Written by Onias Derilus, Mortgage Capital · NMLS# 1859012 · Florida licensed mortgage broker

A cash-out refinance replaces your existing mortgage with a larger one and hands you the difference in cash. For Florida homeowners with substantial equity, it is a way to fund renovations, consolidate higher-interest debt, or invest, all at mortgage rates.

This guide explains how cash-out refinancing works, how much you can take, and when it beats a HELOC. Mortgage Capital, NMLS# 1859012, structures cash-out refinances across Florida.

What this guide covers

How a cash-out refinance works

You take out a new mortgage larger than your current balance. The new loan pays off the old one, and you receive the remaining amount in cash at closing.
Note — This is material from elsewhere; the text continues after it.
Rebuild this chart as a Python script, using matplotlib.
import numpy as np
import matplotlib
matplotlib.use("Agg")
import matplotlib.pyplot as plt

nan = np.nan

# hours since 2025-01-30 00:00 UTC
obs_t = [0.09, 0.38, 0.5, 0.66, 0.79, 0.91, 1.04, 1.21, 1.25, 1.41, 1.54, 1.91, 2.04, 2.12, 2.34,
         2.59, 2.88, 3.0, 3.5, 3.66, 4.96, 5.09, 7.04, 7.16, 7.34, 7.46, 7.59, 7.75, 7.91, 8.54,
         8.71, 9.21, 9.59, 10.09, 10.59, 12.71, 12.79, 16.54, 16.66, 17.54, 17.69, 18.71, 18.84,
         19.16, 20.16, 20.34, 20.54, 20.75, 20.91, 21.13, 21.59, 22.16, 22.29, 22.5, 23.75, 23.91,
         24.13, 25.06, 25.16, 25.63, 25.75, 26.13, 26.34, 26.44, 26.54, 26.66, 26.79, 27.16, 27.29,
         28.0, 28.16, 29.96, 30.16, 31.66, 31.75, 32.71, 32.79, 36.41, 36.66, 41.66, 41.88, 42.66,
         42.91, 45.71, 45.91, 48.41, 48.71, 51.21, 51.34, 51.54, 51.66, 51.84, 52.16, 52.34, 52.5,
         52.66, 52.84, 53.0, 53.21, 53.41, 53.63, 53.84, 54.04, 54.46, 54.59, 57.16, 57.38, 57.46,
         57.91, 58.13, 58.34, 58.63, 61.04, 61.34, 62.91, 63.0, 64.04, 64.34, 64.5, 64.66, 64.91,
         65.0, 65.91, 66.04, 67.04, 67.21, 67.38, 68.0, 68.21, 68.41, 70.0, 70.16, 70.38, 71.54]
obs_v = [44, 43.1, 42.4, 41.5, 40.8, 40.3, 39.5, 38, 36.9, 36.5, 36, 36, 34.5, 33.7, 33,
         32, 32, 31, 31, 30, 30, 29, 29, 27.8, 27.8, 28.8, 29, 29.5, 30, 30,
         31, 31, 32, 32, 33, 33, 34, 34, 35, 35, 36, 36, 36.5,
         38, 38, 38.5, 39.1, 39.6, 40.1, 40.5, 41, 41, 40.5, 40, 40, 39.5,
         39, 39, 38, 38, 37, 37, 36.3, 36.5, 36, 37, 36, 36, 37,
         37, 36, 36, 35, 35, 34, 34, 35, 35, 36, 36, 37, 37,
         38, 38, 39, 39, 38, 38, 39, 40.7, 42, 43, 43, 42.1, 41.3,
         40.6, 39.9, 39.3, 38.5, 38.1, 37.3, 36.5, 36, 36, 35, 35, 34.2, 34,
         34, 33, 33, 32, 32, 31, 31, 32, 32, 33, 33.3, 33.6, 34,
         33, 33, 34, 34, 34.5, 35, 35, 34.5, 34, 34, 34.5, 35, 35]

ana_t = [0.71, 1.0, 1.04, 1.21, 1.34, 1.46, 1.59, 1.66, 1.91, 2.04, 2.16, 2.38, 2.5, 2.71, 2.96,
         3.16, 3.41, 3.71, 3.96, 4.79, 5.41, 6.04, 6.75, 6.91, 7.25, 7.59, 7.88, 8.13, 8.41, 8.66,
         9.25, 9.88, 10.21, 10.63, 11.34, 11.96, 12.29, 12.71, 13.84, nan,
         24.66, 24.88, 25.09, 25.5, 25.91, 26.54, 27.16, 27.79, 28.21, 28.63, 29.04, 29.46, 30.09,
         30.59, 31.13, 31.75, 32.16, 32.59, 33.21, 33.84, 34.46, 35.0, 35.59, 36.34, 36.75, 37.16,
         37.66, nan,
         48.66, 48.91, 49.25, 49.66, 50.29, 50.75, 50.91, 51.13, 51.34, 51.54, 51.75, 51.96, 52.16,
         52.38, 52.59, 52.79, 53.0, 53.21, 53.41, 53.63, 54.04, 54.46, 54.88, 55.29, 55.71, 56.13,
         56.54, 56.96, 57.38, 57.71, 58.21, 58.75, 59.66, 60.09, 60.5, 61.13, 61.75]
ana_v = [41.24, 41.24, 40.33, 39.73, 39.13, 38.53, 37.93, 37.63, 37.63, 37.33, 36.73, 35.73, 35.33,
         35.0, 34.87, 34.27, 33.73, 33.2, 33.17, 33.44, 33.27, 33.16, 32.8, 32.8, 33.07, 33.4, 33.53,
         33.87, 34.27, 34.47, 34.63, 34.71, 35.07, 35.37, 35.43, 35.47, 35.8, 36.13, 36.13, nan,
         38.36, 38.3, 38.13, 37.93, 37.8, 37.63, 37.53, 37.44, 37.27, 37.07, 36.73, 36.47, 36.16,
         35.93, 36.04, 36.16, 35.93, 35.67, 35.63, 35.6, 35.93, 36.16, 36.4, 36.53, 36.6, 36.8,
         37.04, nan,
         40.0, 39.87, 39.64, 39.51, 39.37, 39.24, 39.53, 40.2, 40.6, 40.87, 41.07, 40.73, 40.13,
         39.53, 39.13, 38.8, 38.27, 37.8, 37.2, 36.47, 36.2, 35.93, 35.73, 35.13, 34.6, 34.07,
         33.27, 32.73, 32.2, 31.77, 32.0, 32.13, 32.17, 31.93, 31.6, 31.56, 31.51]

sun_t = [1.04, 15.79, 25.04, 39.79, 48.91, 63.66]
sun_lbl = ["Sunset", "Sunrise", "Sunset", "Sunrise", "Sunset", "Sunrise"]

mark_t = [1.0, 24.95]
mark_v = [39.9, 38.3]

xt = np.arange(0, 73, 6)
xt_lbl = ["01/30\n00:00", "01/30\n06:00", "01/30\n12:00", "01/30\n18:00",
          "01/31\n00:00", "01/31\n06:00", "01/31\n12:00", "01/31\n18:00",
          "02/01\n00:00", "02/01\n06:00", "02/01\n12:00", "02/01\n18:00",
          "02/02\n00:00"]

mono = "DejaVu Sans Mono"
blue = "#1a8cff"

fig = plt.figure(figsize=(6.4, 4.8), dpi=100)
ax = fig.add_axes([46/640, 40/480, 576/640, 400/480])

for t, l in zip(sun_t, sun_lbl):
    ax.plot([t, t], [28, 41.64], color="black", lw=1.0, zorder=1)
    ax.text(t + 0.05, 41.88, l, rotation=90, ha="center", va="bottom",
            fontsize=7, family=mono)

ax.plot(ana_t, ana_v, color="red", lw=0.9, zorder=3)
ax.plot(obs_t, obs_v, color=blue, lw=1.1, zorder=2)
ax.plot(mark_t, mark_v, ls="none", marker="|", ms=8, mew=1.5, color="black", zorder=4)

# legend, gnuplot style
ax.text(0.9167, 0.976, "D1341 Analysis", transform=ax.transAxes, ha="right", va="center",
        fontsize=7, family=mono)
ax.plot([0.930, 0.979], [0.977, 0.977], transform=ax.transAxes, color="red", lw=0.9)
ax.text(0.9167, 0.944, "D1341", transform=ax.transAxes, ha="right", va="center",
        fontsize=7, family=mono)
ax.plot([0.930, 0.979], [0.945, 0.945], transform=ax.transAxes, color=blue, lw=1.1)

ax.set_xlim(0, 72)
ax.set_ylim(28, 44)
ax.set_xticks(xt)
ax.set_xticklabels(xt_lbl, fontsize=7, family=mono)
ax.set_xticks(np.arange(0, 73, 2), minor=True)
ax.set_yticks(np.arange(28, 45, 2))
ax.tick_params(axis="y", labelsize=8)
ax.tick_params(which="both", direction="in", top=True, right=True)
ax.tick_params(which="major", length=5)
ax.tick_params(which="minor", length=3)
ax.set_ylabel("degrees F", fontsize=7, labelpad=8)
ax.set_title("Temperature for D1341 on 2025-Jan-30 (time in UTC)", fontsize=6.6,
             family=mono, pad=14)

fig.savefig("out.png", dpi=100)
The whole balance carries one rate and one payment.

Because you are resetting your first mortgage, the new rate applies to the entire balance, not just the cash you take.

How much cash you can access

Most lenders let you borrow up to 80% of your home's value on a primary residence, leaving 20% equity in place. Investment properties and second homes have lower limits.
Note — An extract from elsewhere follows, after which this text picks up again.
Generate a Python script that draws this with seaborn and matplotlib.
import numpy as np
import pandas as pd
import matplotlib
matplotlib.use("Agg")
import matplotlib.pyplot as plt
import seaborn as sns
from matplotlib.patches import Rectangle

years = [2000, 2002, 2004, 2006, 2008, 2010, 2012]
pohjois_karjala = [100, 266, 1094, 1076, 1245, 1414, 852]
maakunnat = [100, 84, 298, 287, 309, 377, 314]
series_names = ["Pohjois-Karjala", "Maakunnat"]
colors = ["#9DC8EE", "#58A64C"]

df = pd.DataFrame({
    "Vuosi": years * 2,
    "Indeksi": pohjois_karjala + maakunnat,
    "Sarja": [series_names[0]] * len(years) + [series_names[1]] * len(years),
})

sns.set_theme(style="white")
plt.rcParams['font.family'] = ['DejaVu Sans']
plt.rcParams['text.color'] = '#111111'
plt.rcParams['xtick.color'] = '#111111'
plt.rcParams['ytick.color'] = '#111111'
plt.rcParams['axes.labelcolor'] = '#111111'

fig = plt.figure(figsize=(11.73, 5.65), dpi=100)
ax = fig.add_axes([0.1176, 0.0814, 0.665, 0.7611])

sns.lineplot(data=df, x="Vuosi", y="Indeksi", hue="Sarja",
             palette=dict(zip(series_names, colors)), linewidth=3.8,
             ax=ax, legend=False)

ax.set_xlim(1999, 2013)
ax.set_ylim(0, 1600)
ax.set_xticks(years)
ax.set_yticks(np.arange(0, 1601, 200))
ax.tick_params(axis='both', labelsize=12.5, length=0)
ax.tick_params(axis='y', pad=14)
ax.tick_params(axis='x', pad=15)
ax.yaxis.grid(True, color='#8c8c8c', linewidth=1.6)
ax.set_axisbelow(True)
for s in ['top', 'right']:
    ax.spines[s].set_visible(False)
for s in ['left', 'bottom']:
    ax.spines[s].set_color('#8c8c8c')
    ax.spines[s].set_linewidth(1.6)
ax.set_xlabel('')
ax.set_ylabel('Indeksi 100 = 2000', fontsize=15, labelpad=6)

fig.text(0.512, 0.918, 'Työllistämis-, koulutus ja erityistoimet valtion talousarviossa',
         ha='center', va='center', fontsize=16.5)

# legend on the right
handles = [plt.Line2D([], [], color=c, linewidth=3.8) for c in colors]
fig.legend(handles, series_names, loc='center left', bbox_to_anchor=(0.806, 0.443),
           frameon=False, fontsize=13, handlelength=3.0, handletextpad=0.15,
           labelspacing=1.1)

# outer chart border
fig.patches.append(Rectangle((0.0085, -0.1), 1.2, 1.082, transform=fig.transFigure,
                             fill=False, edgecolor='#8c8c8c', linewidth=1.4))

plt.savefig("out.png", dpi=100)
On an appreciated Florida home, that 80% line can free up significant cash while still keeping a healthy equity cushion.

Common uses

Homeowners use cash-out funds for renovations that add value, paying off high-interest credit cards, funding education, or buying an investment property. Consolidating expensive debt into a mortgage can sharply cut total interest.

The discipline matters: turning short-term debt into 30-year debt only helps if you do not run the balances back up.

Cash-out versus HELOC

A cash-out refinance makes sense when current rates are near or below your existing rate, or when you want a single fixed payment. If your current rate is low, a HELOC or home equity loan usually wins because it leaves your first mortgage alone.
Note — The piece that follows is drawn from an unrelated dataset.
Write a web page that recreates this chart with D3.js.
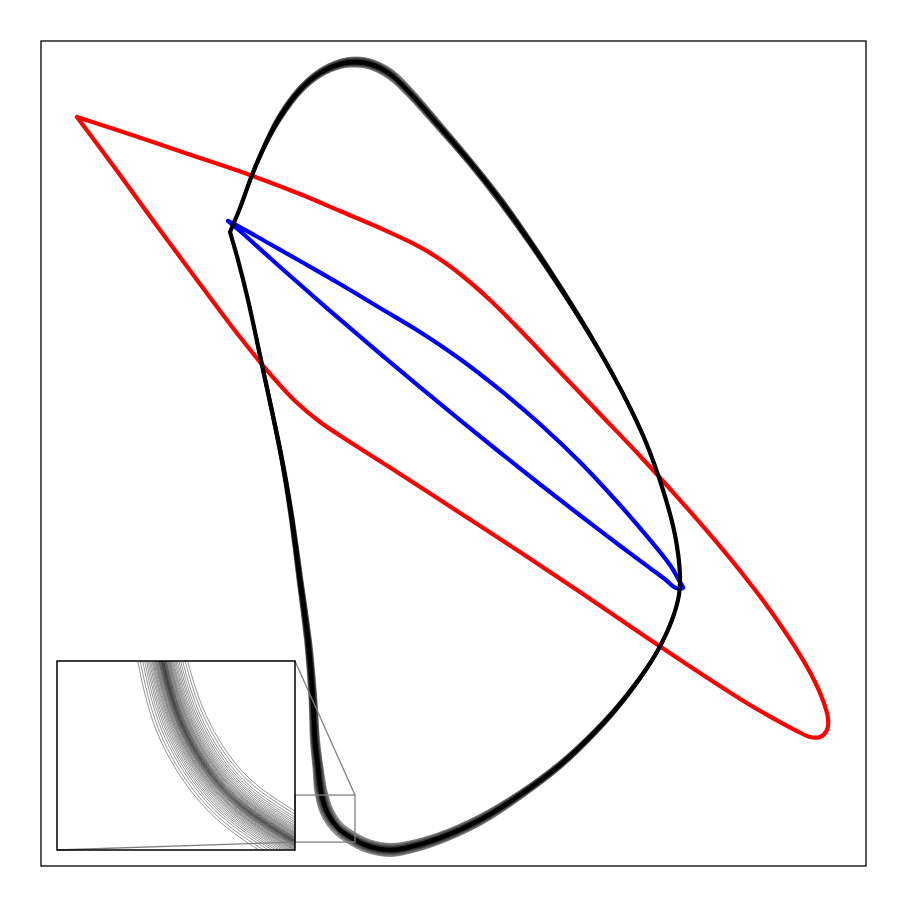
<!DOCTYPE html>
<html><head><meta charset="utf-8">
<script src="https://cdn.jsdelivr.net/npm/d3@7/dist/d3.min.js"></script>
<style>body{margin:0;background:#fff}</style>
</head><body>
<script>
// ---- data (phase-plane coordinates) ----
const redX = [4.36,13.21,19.27,25.33,31.39,36.24,41.09,44.73,47.76,50.79,54.42,58.06,62.91,67.76,72.61,77.45,81.45,85.33,88.36,91.39,
              93.45,94.67,95.39,95.27,94.42,93.21,91.64,89.58,85.94,79.88,72.61,65.33,58.06,50.79,43.52,37.45,33.82,30.79,27.76,24.12,
              19.27,14.42,9.58,4.36];
const redY = [90.79,87.88,85.82,83.76,81.45,79.39,77.33,75.64,73.94,71.76,68.61,64.97,59.88,54.79,49.70,44.36,39.76,35.03,31.03,26.55,
              23.03,20.36,17.94,16.48,15.64,15.64,16.36,17.45,19.52,23.39,28.24,33.21,38.06,42.79,47.52,51.39,53.82,56.36,59.64,64.12,
              70.55,77.09,83.76,90.79];

const blueX = [22.67,24.12,27.76,31.39,36.24,41.09,45.94,50.79,55.64,60.48,65.33,70.18,73.82,76.24,77.45,77.82,
               76.97,75.64,73.82,70.18,65.33,60.48,55.64,50.79,45.94,41.09,36.24,31.39,27.76,24.12,22.67];
const blueY = [78.18,77.45,75.39,73.33,70.55,67.64,64.73,61.45,57.70,53.58,48.97,43.76,39.52,36.48,34.42,33.70,
               33.70,34.76,36.11,38.82,42.51,46.27,50.12,54.04,58.04,62.11,66.25,70.48,73.70,76.97,78.18];

const blackX = [22.91,24.12,25.58,27.15,28.97,31.39,33.82,36.24,38.06,39.88,42.30,44.73,48.36,52.0,55.64,59.27,62.91,66.55,70.18,73.21,75.39,76.85,77.45,77.33,76.48,
                74.79,72.61,69.58,66.55,62.91,58.06,53.21,48.36,44.73,42.30,39.64,37.45,35.88,34.67,33.94,33.58,33.21,32.97,32.36,31.39,30.42,29.21,26.79,25.09,23.88,22.91];
const blackY = [76.85,79.76,83.76,87.39,90.79,94.06,96.12,97.21,97.45,97.21,96.0,93.70,89.58,85.33,80.73,75.64,70.18,64.36,57.94,51.64,45.58,40.12,35.27,32.85,29.82,
                26.18,22.79,18.91,15.64,12.24,8.61,5.58,3.39,2.30,1.94,2.42,3.52,4.73,6.55,8.97,11.88,15.27,20.12,27.39,34.67,41.94,49.21,60.73,68.61,73.45,76.85];
// half-width of the ensemble of trajectories at each black point
const bundleSpread = [0.06,0.12,0.18,0.24,0.36,0.42,0.48,0.55,0.61,0.61,0.61,0.55,0.48,0.42,0.42,0.36,0.30,0.24,0.18,0.15,0.12,0.12,0.12,0.12,0.15,
                      0.18,0.24,0.30,0.36,0.42,0.48,0.61,0.67,0.73,0.79,0.79,0.79,0.79,0.79,0.73,0.61,0.55,0.48,0.42,0.36,0.30,0.24,0.18,0.12,0.085,0.06];
// relative position of each ensemble member inside the bundle
const members = [-1.0,-0.9,-0.8,-0.72,-0.65,-0.59,-0.53,-0.48,-0.43,-0.39,-0.35,-0.31,-0.28,-0.25,-0.22,-0.19,-0.16,-0.14,-0.12,-0.1,
                 -0.08,-0.06,-0.045,-0.03,-0.015,0.0,0.015,0.03,0.045,0.06,0.08,0.1,0.12,0.14,0.16,0.19,0.22,0.25,0.28,0.31,
                 0.35,0.39,0.43,0.48,0.53,0.59,0.65,0.72,0.8,0.9,1.0];

const mainLim = [0, 100];
const insetXLim = [30.8, 38.06];
const insetYLim = [2.9, 8.6];

// ---- drawing ----
const W = 907, H = 907;
const svg = d3.select('body').append('svg').attr('width', W).attr('height', H);
svg.append('rect').attr('width', W).attr('height', H).attr('fill', '#fff');

const x = d3.scaleLinear().domain(mainLim).range([41, 866]);
const y = d3.scaleLinear().domain(mainLim).range([866, 41]);

const pts = (X, Y) => X.map((v, i) => [v, Y[i]]);
const red = pts(redX, redY), blue = pts(blueX, blueY), black = pts(blackX, blackY);

function member(P, S, f) {
  const n = P.length;
  return P.map((p, i) => {
    const a = P[i > 0 ? i - 1 : n - 2], b = P[i < n - 1 ? i + 1 : 1];
    const tx = b[0] - a[0], ty = b[1] - a[1];
    const L = Math.hypot(tx, ty) || 1;
    return [p[0] - ty / L * f * S[i], p[1] + tx / L * f * S[i]];
  });
}
const ensemble = members.map(f => member(black, bundleSpread, f));

const defs = svg.append('defs');
defs.append('clipPath').attr('id', 'mainClip').append('rect')
  .attr('x', 41).attr('y', 41).attr('width', 825).attr('height', 825);
defs.append('clipPath').attr('id', 'insetClip').append('rect')
  .attr('x', 57).attr('y', 661).attr('width', 238).attr('height', 189);

const mk = (xs, ys) => d3.line().x(d => xs(d[0])).y(d => ys(d[1])).curve(d3.curveCatmullRom.alpha(0.5));
const line = mk(x, y);

const g = svg.append('g').attr('clip-path', 'url(#mainClip)');
g.append('path').attr('d', line(red)).attr('fill', 'none').attr('stroke', '#ff0000')
  .attr('stroke-width', 4.2).attr('stroke-linejoin', 'round').attr('stroke-linecap', 'round');
g.append('path').attr('d', line(blue)).attr('fill', 'none').attr('stroke', '#0000ff')
  .attr('stroke-width', 4.2).attr('stroke-linejoin', 'round').attr('stroke-linecap', 'round');
g.selectAll('path.ens').data(ensemble).join('path').attr('class', 'ens')
  .attr('d', d => line(d)).attr('fill', 'none').attr('stroke', '#000')
  .attr('stroke-width', 0.7).attr('stroke-opacity', 0.6);
g.append('path').attr('d', line(black)).attr('fill', 'none').attr('stroke', '#000')
  .attr('stroke-width', 4.2).attr('stroke-linejoin', 'round').attr('stroke-linecap', 'round');

// inset
const xi = d3.scaleLinear().domain(insetXLim).range([57, 295]);
const yi = d3.scaleLinear().domain(insetYLim).range([850, 661]);
const linei = mk(xi, yi);
svg.append('rect').attr('x', 57).attr('y', 661).attr('width', 238).attr('height', 189).attr('fill', '#fff');
const gi = svg.append('g').attr('clip-path', 'url(#insetClip)');
gi.selectAll('path').data(ensemble).join('path')
  .attr('d', d => linei(d)).attr('fill', 'none').attr('stroke', '#000')
  .attr('stroke-width', 0.7).attr('stroke-opacity', 0.6);

// zoom box and connectors
const bx0 = x(insetXLim[0]), bx1 = x(insetXLim[1]), by0 = y(insetYLim[1]), by1 = y(insetYLim[0]);
svg.append('rect').attr('x', bx0).attr('y', by0).attr('width', bx1 - bx0).attr('height', by1 - by0)
  .attr('fill', 'none').attr('stroke', '#808080').attr('stroke-width', 1.3);
svg.append('line').attr('x1', xi.range()[1]).attr('y1', yi.range()[1]).attr('x2', bx1).attr('y2', by0)
  .attr('stroke', '#808080').attr('stroke-width', 1.3);
svg.append('line').attr('x1', xi.range()[0]).attr('y1', yi.range()[0]).attr('x2', bx0).attr('y2', by1)
  .attr('stroke', '#808080').attr('stroke-width', 1.3);

svg.append('rect').attr('x', 57).attr('y', 661).attr('width', 238).attr('height', 189)
  .attr('fill', 'none').attr('stroke', '#000').attr('stroke-width', 1.5);
svg.append('rect').attr('x', 41).attr('y', 41).attr('width', 825).attr('height', 825)
  .attr('fill', 'none').attr('stroke', '#000').attr('stroke-width', 1.3);
</script>
</body></html>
We compare the lifetime cost of both so the decision is based on real numbers.

Costs and the process

Cash-out refinancing carries the same closing costs as any mortgage, generally 2% to 5% of the loan. The process includes an appraisal and, on a primary residence, a three-day right to cancel after signing.

Factor the closing costs into whether the cash-out truly beats other ways of borrowing.

Complete Cash-Out Refinance Guide: step by step

1
Estimate your equity
We calculate how much cash you can access at up to 80% of value.
2
Compare with a HELOC
We weigh a cash-out refinance against a HELOC given your current rate.
3
Apply and document
Submit income, asset, and property documents.
4
Complete the appraisal
The lender confirms current value to set your cash-out limit.
5
Clear underwriting
Provide final conditions for approval.
6
Close and receive funds
Sign, observe the three-day rescission on a primary residence, then receive your cash.

Frequently asked questions

What is a cash-out refinance?

A new, larger mortgage that pays off your old loan and gives you the difference in cash at closing.

How much cash can I take out?

Usually up to 80% of your home's value on a primary residence, less your current balance.

Is a cash-out refinance a good idea?

It can be for value-adding renovations or consolidating high-interest debt, especially if rates are near your current rate.

Cash-out refinance or HELOC?

If your current first-mortgage rate is low, a HELOC usually costs less because it leaves your first mortgage in place.

What can I use the money for?

Anything, commonly renovations, debt consolidation, education, or buying an investment property.

What are the closing costs?

Generally 2% to 5% of the new loan, plus an appraisal. We detail them before you commit.

Is there a waiting period?

Yes. On a primary residence you have a three-business-day right to cancel before funds disburse.

Will my rate change on the whole balance?

Yes. The new rate applies to the entire refinanced balance, not just the cash you take out.